Caído finalmente en combate en 1978, mientras mandaba la Columna Benjamín Zeledón, no llegó a ver el triunfo de la Revolución Sandinista, que lo honra como uno de sus héroes y cuyo primer gobierno editó sus versos bajo el título Cantos de Amor y Guerra. Sabedor de que su vida podía llegar a su término abruptamente, había dejado ya escrito que labraba sus versos con tosco machete y escribía deprisa por si lo alcanzaba la muerte.

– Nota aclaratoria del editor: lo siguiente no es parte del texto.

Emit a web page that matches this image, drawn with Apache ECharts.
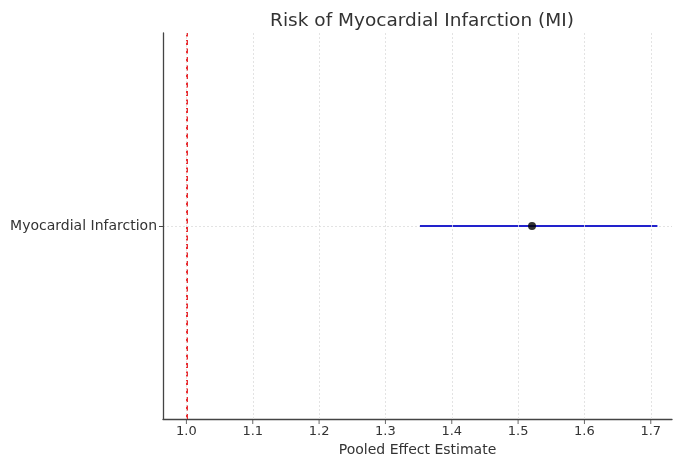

La figura de Gaspar tiene hogaño plena vigencia tras el colapso social y la pérdida de derechos que han impulsado la globalización y la agenda neoliberal, hoy desacreditada en lo ideológico aunque plenamente vigente en sus efectos. Asistimos en estos años al ascenso de un discurso del odio que recorre Europa, que se sienta en el Despacho Oval de la Casa Blanca y que, aupado por el integrismo evangélico, gobierna hoy Brasil y ha perpetrado un golpe de estado en Bolivia. Política de Fake News que, sirviéndose de las posibilidades de la sociedad digital e Internet, replica la vieja estrategia goebelssiana: repetir insistentemente falacias al objeto de señalar y criminalizar a los sectores más desfavorecidos de la sociedad, enfrentando a los penúltimos con los últimos y resguardando de toda crítica a las élites económicas. Un discurso del odio que patrimonializa los símbolos y las instituciones, que expulsa de la condición de ciudadanos y aun de personas a quienes no comulgan con su moral o su modelo de sociedad.

Si este discurso del odio se reclama custodio de la esencia castiza de la Civilización Occidental, Gaspar García Laviana representa una corriente subterránea que recorre toda la historia de Occidente, que se abreva en la herencia grecolatina y en la Escolástica situando como verdadero corazón del legado occidental, como verdadera expresión de la caridad cristiana, la defensa de la dignidad humana por encima de cualquier diferencia racial, y la consagración del orden social y la riqueza al bien común.